**TO DO**
Omit pictures and quote the listing below line by line, from its start through the line that holds "from matplotlib.ticker import".

···

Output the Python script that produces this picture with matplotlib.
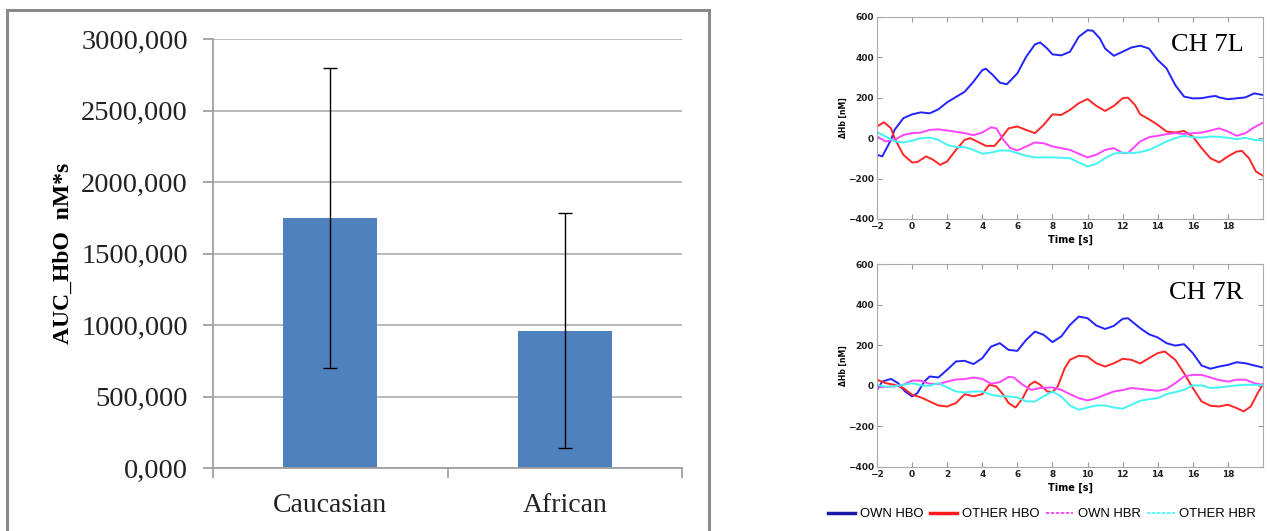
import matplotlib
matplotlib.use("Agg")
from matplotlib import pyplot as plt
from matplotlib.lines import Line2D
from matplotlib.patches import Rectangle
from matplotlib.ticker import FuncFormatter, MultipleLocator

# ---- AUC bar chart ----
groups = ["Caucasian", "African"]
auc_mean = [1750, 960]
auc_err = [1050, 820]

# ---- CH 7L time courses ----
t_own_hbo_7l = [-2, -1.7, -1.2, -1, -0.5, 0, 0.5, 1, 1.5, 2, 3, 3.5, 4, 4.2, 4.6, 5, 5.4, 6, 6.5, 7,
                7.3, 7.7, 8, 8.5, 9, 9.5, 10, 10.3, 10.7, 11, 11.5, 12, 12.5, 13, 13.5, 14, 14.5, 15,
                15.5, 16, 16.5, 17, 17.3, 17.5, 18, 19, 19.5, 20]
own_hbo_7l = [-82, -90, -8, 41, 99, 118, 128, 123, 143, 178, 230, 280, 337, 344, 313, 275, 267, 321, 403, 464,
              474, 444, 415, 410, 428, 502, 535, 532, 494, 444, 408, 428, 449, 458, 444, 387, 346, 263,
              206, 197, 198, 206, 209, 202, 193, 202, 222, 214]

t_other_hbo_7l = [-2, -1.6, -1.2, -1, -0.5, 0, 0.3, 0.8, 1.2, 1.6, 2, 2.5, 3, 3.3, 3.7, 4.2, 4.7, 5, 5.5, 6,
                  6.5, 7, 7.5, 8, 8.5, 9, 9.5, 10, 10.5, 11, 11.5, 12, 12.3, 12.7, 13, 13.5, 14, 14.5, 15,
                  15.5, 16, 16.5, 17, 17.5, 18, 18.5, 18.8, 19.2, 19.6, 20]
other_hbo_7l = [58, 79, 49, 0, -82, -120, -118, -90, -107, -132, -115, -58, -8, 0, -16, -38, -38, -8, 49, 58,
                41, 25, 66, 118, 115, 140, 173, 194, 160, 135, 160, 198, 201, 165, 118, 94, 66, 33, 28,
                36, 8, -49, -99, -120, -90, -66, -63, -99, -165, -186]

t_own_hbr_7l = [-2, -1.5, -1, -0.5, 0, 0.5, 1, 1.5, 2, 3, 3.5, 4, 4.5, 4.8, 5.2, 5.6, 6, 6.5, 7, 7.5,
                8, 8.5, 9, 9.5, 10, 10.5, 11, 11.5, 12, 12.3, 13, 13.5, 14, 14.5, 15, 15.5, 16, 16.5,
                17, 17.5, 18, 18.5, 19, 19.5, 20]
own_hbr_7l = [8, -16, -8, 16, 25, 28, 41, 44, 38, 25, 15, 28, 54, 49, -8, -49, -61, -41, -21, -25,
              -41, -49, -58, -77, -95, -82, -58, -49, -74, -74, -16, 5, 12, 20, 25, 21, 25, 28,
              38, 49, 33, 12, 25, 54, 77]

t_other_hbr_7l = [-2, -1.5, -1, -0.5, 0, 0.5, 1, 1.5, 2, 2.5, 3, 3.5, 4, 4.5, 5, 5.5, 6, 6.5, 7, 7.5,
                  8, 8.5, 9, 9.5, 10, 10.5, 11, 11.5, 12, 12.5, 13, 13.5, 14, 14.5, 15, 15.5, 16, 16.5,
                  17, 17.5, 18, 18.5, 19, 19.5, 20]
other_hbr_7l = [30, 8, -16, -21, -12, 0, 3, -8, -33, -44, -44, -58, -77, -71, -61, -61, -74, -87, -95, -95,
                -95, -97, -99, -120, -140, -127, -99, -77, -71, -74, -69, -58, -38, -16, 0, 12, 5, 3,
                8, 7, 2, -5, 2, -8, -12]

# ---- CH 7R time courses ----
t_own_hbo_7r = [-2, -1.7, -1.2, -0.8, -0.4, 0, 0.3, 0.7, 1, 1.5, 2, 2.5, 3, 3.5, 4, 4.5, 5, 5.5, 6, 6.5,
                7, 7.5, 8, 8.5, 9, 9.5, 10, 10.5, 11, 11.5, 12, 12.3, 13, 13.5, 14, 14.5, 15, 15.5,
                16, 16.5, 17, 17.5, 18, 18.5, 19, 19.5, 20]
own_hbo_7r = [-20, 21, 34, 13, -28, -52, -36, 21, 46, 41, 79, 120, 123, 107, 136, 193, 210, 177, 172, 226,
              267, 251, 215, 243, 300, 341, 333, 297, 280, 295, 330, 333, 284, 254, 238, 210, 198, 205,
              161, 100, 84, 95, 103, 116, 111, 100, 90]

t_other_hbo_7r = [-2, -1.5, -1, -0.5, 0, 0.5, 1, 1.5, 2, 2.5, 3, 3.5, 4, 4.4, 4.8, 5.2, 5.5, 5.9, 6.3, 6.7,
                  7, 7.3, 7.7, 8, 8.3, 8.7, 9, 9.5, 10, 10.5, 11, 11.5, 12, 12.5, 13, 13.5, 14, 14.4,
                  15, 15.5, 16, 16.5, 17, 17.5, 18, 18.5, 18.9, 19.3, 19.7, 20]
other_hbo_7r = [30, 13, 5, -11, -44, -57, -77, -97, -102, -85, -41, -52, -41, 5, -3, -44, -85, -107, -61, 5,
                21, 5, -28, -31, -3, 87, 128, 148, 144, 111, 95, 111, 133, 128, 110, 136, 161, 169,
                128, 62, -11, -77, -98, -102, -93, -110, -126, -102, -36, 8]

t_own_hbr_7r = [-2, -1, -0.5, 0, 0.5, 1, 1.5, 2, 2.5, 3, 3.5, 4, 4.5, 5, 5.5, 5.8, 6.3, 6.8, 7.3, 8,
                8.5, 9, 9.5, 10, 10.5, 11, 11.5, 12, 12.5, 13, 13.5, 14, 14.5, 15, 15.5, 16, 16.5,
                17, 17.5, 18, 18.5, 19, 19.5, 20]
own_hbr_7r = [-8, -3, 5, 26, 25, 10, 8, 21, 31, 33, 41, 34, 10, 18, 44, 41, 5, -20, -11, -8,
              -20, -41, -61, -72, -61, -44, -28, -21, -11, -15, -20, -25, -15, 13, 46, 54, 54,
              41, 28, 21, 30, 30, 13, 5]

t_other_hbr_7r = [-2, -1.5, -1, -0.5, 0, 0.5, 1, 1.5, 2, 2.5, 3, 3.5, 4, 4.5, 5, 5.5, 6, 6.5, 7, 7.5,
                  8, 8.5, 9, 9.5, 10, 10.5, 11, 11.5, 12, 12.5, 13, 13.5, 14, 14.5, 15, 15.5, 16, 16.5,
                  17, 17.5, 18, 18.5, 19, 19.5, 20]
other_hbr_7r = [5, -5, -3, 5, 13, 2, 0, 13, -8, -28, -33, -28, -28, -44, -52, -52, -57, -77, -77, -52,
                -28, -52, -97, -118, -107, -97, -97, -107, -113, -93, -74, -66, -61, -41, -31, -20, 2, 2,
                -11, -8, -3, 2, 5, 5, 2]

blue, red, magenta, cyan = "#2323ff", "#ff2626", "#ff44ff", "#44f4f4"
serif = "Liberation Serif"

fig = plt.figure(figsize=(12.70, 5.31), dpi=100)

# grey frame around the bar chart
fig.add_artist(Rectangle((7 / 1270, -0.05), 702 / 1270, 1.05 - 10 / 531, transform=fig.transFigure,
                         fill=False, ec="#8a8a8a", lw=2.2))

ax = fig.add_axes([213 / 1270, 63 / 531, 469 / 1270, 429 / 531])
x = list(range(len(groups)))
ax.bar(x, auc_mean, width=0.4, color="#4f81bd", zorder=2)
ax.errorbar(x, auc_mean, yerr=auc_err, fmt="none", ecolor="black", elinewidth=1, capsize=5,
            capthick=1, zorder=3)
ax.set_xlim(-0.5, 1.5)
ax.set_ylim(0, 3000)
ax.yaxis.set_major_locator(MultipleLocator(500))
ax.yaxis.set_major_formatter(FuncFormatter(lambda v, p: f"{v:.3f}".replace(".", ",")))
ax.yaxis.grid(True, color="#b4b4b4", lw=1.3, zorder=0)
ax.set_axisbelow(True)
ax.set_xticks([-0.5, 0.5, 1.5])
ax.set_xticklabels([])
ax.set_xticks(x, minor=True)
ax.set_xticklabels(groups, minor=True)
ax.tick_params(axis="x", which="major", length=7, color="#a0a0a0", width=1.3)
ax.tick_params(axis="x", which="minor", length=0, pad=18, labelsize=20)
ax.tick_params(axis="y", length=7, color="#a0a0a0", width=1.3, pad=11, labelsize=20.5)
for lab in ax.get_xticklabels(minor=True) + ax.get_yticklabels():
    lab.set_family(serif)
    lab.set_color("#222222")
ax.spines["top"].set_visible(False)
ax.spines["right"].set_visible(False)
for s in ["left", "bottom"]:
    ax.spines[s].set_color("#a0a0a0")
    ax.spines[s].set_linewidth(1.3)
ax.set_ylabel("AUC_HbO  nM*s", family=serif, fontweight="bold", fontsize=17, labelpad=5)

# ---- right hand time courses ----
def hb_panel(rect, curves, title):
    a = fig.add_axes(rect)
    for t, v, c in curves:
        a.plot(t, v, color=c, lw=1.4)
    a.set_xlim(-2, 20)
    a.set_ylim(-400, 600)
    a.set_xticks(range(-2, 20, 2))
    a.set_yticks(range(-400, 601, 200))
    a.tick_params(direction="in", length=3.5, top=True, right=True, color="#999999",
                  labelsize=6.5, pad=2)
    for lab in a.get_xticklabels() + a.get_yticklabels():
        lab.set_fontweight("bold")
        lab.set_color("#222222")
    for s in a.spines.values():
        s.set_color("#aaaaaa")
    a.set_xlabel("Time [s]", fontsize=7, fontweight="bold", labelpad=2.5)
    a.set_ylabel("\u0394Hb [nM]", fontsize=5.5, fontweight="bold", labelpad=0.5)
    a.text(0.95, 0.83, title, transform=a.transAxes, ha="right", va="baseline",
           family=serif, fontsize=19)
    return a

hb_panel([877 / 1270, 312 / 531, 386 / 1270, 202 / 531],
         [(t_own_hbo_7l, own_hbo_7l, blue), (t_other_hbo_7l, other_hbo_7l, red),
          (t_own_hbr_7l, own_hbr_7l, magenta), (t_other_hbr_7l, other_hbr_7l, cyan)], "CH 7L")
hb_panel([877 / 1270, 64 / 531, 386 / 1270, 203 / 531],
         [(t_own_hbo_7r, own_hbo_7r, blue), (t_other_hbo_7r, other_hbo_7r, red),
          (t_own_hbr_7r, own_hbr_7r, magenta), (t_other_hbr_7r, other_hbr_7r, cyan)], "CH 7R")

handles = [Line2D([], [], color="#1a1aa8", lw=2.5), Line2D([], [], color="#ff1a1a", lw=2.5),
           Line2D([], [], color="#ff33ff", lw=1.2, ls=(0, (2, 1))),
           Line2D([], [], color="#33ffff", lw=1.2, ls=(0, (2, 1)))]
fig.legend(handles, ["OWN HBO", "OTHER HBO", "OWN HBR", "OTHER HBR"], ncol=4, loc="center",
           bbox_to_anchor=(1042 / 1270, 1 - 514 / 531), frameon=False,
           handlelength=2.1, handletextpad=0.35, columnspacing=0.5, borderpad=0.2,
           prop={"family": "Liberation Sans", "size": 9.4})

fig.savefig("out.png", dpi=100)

···

**RESPONSE TO THIS TASK**
Output the Python script that produces this picture with matplotlib.
import matplotlib
matplotlib.use("Agg")
from matplotlib import pyplot as plt
from matplotlib.lines import Line2D
from matplotlib.patches import Rectangle
from matplotlib.ticker import FuncFormatter, MultipleLocator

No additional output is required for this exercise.